Nutrient Load from Two Drainage Systems on Clay Soil

In the southern and the south-western parts of Finland 75% of the arable land has subsurface drainage. The Finnish state subsidizes subsurface drainage on certain conditions including for example different envelope materials, drain depth and total drain length per hectare. The typical drain depth is 1.0-1.2 m and the drain spacing varies mostly between 12 and 26 meters depending on the soil type. Gravel is the most common envelope, but also synthetic and semisynthetic textile, cocos fibre and wood chips are used. The aim of this study is to find out how two different kind of drainage methods affect crop production and nutrient load in both drainage waters and surface runoff. In the method I gravel is used as an envelope and the drain spacing is 8 m. In the method II very thin textile (<1 mm) is used as an envelope and drain spacing is 6 m.
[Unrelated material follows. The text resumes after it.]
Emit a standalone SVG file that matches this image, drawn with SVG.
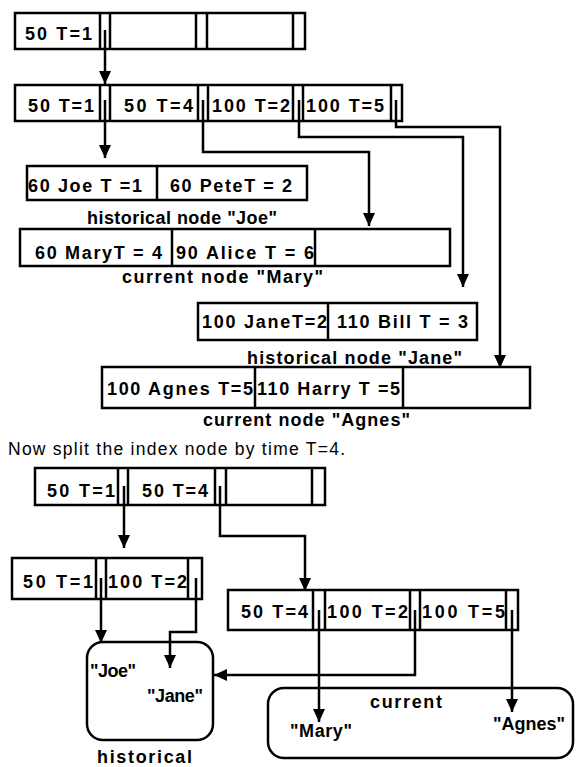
<svg xmlns="http://www.w3.org/2000/svg" width="576" height="767" viewBox="0 0 576 767">
<style>
.box{fill:none;stroke:#000;stroke-width:2.5}
.div{stroke:#000;stroke-width:2.5}
.t{font-family:"Liberation Sans",Arial,sans-serif;font-weight:bold;font-size:18px;fill:#000}
.n{font-family:"Liberation Sans",Arial,sans-serif;font-size:17.5px;fill:#000}
.c{fill:none;stroke:#000;stroke-width:2.5}
</style>
<defs>
<marker id="ah" markerUnits="userSpaceOnUse" markerWidth="14" markerHeight="12" refX="13" refY="6" orient="auto">
<path d="M0,0 L13,6 L0,12 Z" fill="#000"/>
</marker>
</defs>
<rect width="576" height="767" fill="#fff"/>

<g id="index-root">
<rect class="box" x="15" y="13" width="290" height="36"/>
<path class="div" d="M100,13V49M110,13V49M196,13V49M207,13V49M293,13V49"/>
<text class="t" x="25" y="40" textLength="67" lengthAdjust="spacing">50 T=1</text>
</g>

<g id="index-level2">
<rect class="box" x="15" y="85" width="387" height="36"/>
<path class="div" d="M100,85V121M110,85V121M198,85V121M208,85V121M293,85V121M303,85V121M391,85V121"/>
<text class="t" x="28" y="112" textLength="66" lengthAdjust="spacing">50 T=1</text>
<text class="t" x="124" y="112" textLength="69" lengthAdjust="spacing">50 T=4</text>
<text class="t" x="212" y="112" textLength="78" lengthAdjust="spacing">100 T=2</text>
<text class="t" x="306" y="112" textLength="78" lengthAdjust="spacing">100 T=5</text>
</g>

<g id="node-joe">
<rect class="box" x="27" y="166" width="280" height="34"/>
<path class="div" d="M157,166V200"/>
<text class="t" x="28" y="192" textLength="114" lengthAdjust="spacing">60 Joe T =1</text>
<text class="t" x="170" y="192" textLength="122" lengthAdjust="spacing">60 PeteT = 2</text>
<text class="t" x="87" y="224" textLength="190" lengthAdjust="spacing">historical  node "Joe"</text>
</g>

<g id="node-mary">
<rect class="box" x="20" y="229" width="430" height="37"/>
<path class="div" d="M172,229V266M315,229V266"/>
<text class="t" x="35" y="259" textLength="127" lengthAdjust="spacing">60 MaryT = 4</text>
<text class="t" x="176" y="259" textLength="138" lengthAdjust="spacing">90 Alice T = 6</text>
<text class="t" x="122" y="283" textLength="201" lengthAdjust="spacing">current  node  "Mary"</text>
</g>

<g id="node-jane">
<rect class="box" x="198" y="303" width="279" height="37"/>
<path class="div" d="M328,303V340"/>
<text class="t" x="202" y="328" textLength="125" lengthAdjust="spacing">100 JaneT=2</text>
<text class="t" x="337" y="328" textLength="131" lengthAdjust="spacing">110 Bill T = 3</text>
<text class="t" x="247" y="364" textLength="215" lengthAdjust="spacing">historical  node  "Jane"</text>
</g>

<g id="node-agnes">
<rect class="box" x="102" y="367" width="428" height="41"/>
<path class="div" d="M255,367V408M403,367V408"/>
<text class="t" x="107" y="395" textLength="146" lengthAdjust="spacing">100 Agnes  T=5</text>
<text class="t" x="257" y="395" textLength="143" lengthAdjust="spacing">110 Harry T =5</text>
<text class="t" x="203" y="426" textLength="207" lengthAdjust="spacing">current  node "Agnes"</text>
</g>

<text class="n" x="8" y="455" textLength="337" lengthAdjust="spacing">Now split the index node by time T=4.</text>

<g id="split-root">
<rect class="box" x="35" y="468" width="290" height="37"/>
<path class="div" d="M118,468V505M128,468V505M215,468V505M226,468V505M312,468V505"/>
<text class="t" x="47" y="497" textLength="68" lengthAdjust="spacing">50 T=1</text>
<text class="t" x="142" y="497" textLength="66" lengthAdjust="spacing">50 T=4</text>
</g>

<g id="split-historical-index">
<rect class="box" x="12" y="558" width="190" height="41"/>
<path class="div" d="M96,558V599M106,558V599M188,558V599"/>
<text class="t" x="23" y="588" textLength="70" lengthAdjust="spacing">50 T=1</text>
<text class="t" x="108" y="588" textLength="79" lengthAdjust="spacing">100 T=2</text>
</g>

<g id="split-current-index">
<rect class="box" x="228" y="590" width="290" height="40"/>
<path class="div" d="M313,590V630M325,590V630M410,590V630M420,590V630M506,590V630"/>
<text class="t" x="241" y="618" textLength="67" lengthAdjust="spacing">50 T=4</text>
<text class="t" x="327" y="618" textLength="81" lengthAdjust="spacing">100 T=2</text>
<text class="t" x="422" y="618" textLength="83" lengthAdjust="spacing">100 T=5</text>
</g>

<g id="historical-group">
<rect class="box" x="87" y="642" width="126" height="98" rx="16"/>
<text class="t" x="90" y="677" textLength="46" lengthAdjust="spacing">"Joe"</text>
<text class="t" x="147" y="702" textLength="56" lengthAdjust="spacing">"Jane"</text>
<text class="t" x="97" y="763" textLength="95" lengthAdjust="spacing">historical</text>
</g>

<g id="current-group">
<rect class="box" x="268" y="688" width="305" height="70" rx="16"/>
<text class="t" x="370" y="708" textLength="72" lengthAdjust="spacing">current</text>
<text class="t" x="290" y="737" textLength="62" lengthAdjust="spacing">"Mary"</text>
<text class="t" x="493" y="730" textLength="72" lengthAdjust="spacing">"Agnes"</text>
</g>

<g id="connectors">
<path class="c" d="M105,30V84" marker-end="url(#ah)"/>
<path class="c" d="M105,100V158" marker-end="url(#ah)"/>
<path class="c" d="M203,100V152H369V226" marker-end="url(#ah)"/>
<path class="c" d="M299,100V137H463V287" marker-end="url(#ah)"/>
<path class="c" d="M396,100V127H500V368" marker-end="url(#ah)"/>
<path class="c" d="M124,486V548" marker-end="url(#ah)"/>
<path class="c" d="M220,486V536H305V591" marker-end="url(#ah)"/>
<path class="c" d="M101,578V643" marker-end="url(#ah)"/>
<path class="c" d="M196,578V632H170V668" marker-end="url(#ah)"/>
<path class="c" d="M319,610V722" marker-end="url(#ah)"/>
<path class="c" d="M415,610V675H214" marker-end="url(#ah)"/>
<path class="c" d="M512,610V712" marker-end="url(#ah)"/>
</g>
</svg>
The research is carried out on a field at Jokioinen in south-western Finland. The soil is heavy clay and the mean slope is 1%. The existing tile drainage pipes were laid in 1954 using 16 m spacing and an average depth of 1 m. The size of the field is 6 ha and it consists of 3 field sections each with a separate drainage system. In the summer of 2008, the additional drainage systems were built into two of the field sections using the methods I and II . The third one was left as a control plot. Runoff volume and water quality of subsurface and surface waters and crop yield from each field section have been measured. Concentrations of total phosphorus, dissolved orthophosphate, total nitrogen, ammonium nitrate, nitrate nitrogen and solid substances have been determined from the samples. In the paper runoff, nutrient load and crop yield from the calibration and testing periods are presented. The feasibility of the two drainage methods is evaluated from the point of view of crop production and nutrient loading to surface waters.